# RAG should never be your default

> Source: <https://dev.to/chou_500/rag-should-never-be-your-default-38lh>
> Published: 2026-06-14 01:27:35+00:00

Vector RAG is the reflexive answer to "give the model more context," and when I built a production tutoring AI, I reached for it too. The product is simple: a student uploads a photo of a problem, and our tutor explains it step by step and produces an answer. Our client also had a large database of past problems, stored as images — and of course we wanted to leverage it. So the system retrieved the most similar past problem and fed it, together with its answer, into the model to help generate a solution. It was such an obvious move that I never questioned it.

It performed poorly.

I went hunting for the usual suspect: retrieval quality. I tried different retrieval strategies, from matching on the problem description to matching on the image content. I benchmarked different embedding models, from single-vector to late-interaction. None of it moved the needle. If retrieval quality wasn't the problem, where was the bug?

Vector RAG represents text or images in an embedding space and returns the stored chunk whose meaning is closest to the query. In other words, it optimizes for exactly one thing: semantic similarity to what you've already stored. Hidden inside that is a silent assumption — that the most similar stored item is the one the model needs. For FAQs or document lookup, the assumption holds: the most similar passage really is the right one, so RAG is never wrong there, and reaching for it feels so natural that the assumption never surfaces. The tool isn't the problem; it does exactly what it claims. The real question is whether *most similar == what's needed* holds for your case — and you have to check that **before** reaching for it.

In my case, it didn't. I wanted the most similar problem to raise answer accuracy, so I built a multimodal image-retrieval pipeline — past problems indexed in Qdrant, with Colpali/ColQwen and Jina multi-vector retrieval benchmarked against each other. They all generalized poorly. Thinking it through from first principles, I realized the approach had two fundamental problems.

First, the retrieval was ill-posed. For our task, "similar" had to mean *similar in solution method* — not visually or semantically similar. And that kind of similarity is almost impossible to define from the problem image alone. No wonder neither single-vector nor late-interaction could fix retrieval quality: I was asking the retriever for something the images simply didn't encode.

Second, even a perfect retriever wouldn't have helped. Hand the model a similar problem and its answer, and it still has to reverse-engineer the solution method from that example before it can apply it — an extra reasoning hop. On a small qualitative eval (~10 problems), feeding in the similar problem and its answer produced no meaningful lift.

Both problems pointed at the same thing: what the model actually needed was the solution method, directly. The similar-problem image was the wrong unit — indirect at best.

So we dropped RAG entirely. Instead, we pre-structured the solution methods into reusable knowledge and let the LLM select the relevant method and apply it directly. The answers got noticeably better — the model no longer had to infer a method before using one; it just used it. (We never ran a formal benchmark on the replacement, so treat that as a qualitative read, not a number.)

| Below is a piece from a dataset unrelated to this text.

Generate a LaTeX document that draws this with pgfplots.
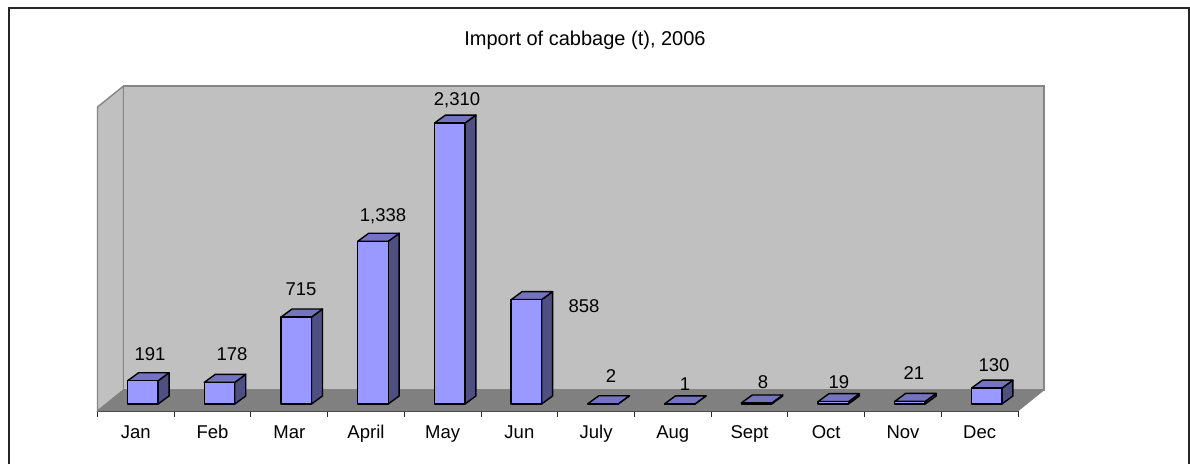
\documentclass[border=0pt]{standalone}
\usepackage{pgfplots}
\pgfplotsset{compat=1.18}
\usepackage{pgfplotstable}
\usepackage{fontspec}
\setmainfont{Liberation Sans}
\definecolor{wall}{HTML}{C0C0C0}
\definecolor{wallline}{HTML}{868686}
\definecolor{floorc}{HTML}{808080}
\definecolor{barfront}{HTML}{9999FF}
\definecolor{barside}{HTML}{4F4F82}
\definecolor{bartop}{HTML}{7373C0}
% label positions are in reference pixels
\pgfplotstableread{
px py lab
150 354 191
232 354 178
301 289 715
383 216 {1,338}
457 100 {2,310}
584 306 858
611 376 2
685 384 1
763 382 8
839 382 19
914 373 21
994 365 130
}\labels
\def\dxb{0.091}  % bar offset from the front of the floor
\def\hw{0.1987}  % half bar width
\def\ybase{57.6} % bar base above the front of the floor
\def\ddx{0.1433} % bar depth, x
\def\ddy{66}     % bar depth, y
\newcommand\tdbar[2]{%
  \pgfmathsetmacro\xl{#1+\dxb-\hw}%
  \pgfmathsetmacro\xr{#1+\dxb+\hw}%
  \pgfmathsetmacro\xbl{\xl+\ddx}%
  \pgfmathsetmacro\xbr{\xr+\ddx}%
  \pgfmathsetmacro\yb{\ybase}%
  \pgfmathsetmacro\yt{\ybase+#2}%
  \pgfmathsetmacro\ybb{\yb+\ddy}%
  \pgfmathsetmacro\ytb{\yt+\ddy}%
  \edef\temp{%
    \noexpand\addplot[barline,fill=barside] coordinates {(\xr,\yb) (\xbr,\ybb) (\xbr,\ytb) (\xr,\yt)} --cycle;
    \noexpand\addplot[barline,fill=bartop] coordinates {(\xl,\yt) (\xr,\yt) (\xbr,\ytb) (\xbl,\ytb)} --cycle;
    \noexpand\addplot[barline,fill=barfront] coordinates {(\xl,\yb) (\xr,\yb) (\xr,\yt) (\xl,\yt)} --cycle;
  }\temp
}
\begin{document}
\begin{tikzpicture}[x=1pt,y=1pt]
\path[use as bounding box] (0,0) rectangle (1190,464);
\fill[white] (0,0) rectangle (1190,464);
\draw[line width=1.4pt,color=black!85] (9,0) -- (9,456) -- (1189,456) -- (1189,0);
\begin{axis}[
  at={(97.5pt,53pt)},anchor=south west,
  scale only axis,width=920.5pt,height=304pt,
  xmin=-0.5,xmax=11.5,ymin=0,ymax=2500,
  clip=false,
  axis x line=bottom,axis y line=none,
  x axis line style={-,line width=1.4pt,color=black!85},
  xtick={0,...,11},
  xticklabels={Jan,Feb,Mar,April,May,Jun,July,Aug,Sept,Oct,Nov,Dec},
  minor xtick={-0.5,0.5,...,11.5},
  tick align=outside,
  major tick length=0pt,minor tick length=5.5pt,
  minor tick style={line width=1pt,color=black!85},
  xticklabel style={font=\fontsize{18.5}{21}\selectfont,anchor=base,yshift=-27pt},
  title={Import of cabbage (t), 2006},
  every axis title shift=0pt,
  title style={font=\fontsize{20}{24}\selectfont,at={(0.5296,1.220)},anchor=center},
  barline/.style={draw=black,line width=1.4pt,line join=round,mark=none},
]
% left wall, back wall, floor (x in categories, y in tonnes)
\addplot[fill=wall,draw=wallline,line width=1.4pt,mark=none] coordinates {(-0.5,0) (-0.161,172.7) (-0.161,2672.7) (-0.5,2500)} --cycle;
\addplot[fill=wall,draw=wallline,line width=1.6pt,mark=none] coordinates {(-0.161,172.7) (11.839,172.7) (11.839,2672.7) (-0.161,2672.7)} --cycle;
\addplot[fill=floorc,draw=floorc,line width=0.6pt,mark=none] coordinates {(-0.5,0) (11.5,0) (11.839,172.7) (-0.161,172.7)} --cycle;
\tdbar{0}{191}
\tdbar{1}{178}
\tdbar{2}{715}
\tdbar{3}{1338}
\tdbar{4}{2310}
\tdbar{5}{858}
\tdbar{6}{2}
\tdbar{7}{1}
\tdbar{8}{8}
\tdbar{9}{19}
\tdbar{10}{21}
\tdbar{11}{130}
\addplot[draw=none,mark=none,nodes near coords,point meta=explicit symbolic,
  every node near coord/.append style={anchor=center,font=\fontsize{18.5}{21}\selectfont,inner sep=0pt,text=black}]
  table[x expr=(\thisrow{px}-135.875)/76.7083,y expr=(411-\thisrow{py})/0.1216,meta=lab]{\labels};
\end{axis}
\end{tikzpicture}
\end{document}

The bigger win was operational. We built a web interface that lets the client edit the knowledge the LLM relies on. Because each change is reflected in the model's behavior immediately, they can experiment, iterate, and watch the results in real time.

**And they don't need an engineer to do it.** Non-technical users update the playbook themselves — something that was never possible when the model's behavior was locked inside embeddings and a retrieval pipeline. The system keeps improving after launch, and a knowledge playbook turns out to be far easier to maintain than a RAG stack. As a bonus, it cut our retrieval infra cost.

The case taught me never to treat RAG as the default. Before reaching for it, ask one question: is the most similar stored item the same as what the model needs most here? If not, figure out what it *does* need, and give it that. Retrieval is a design decision about the unit of need — not a default you reach for.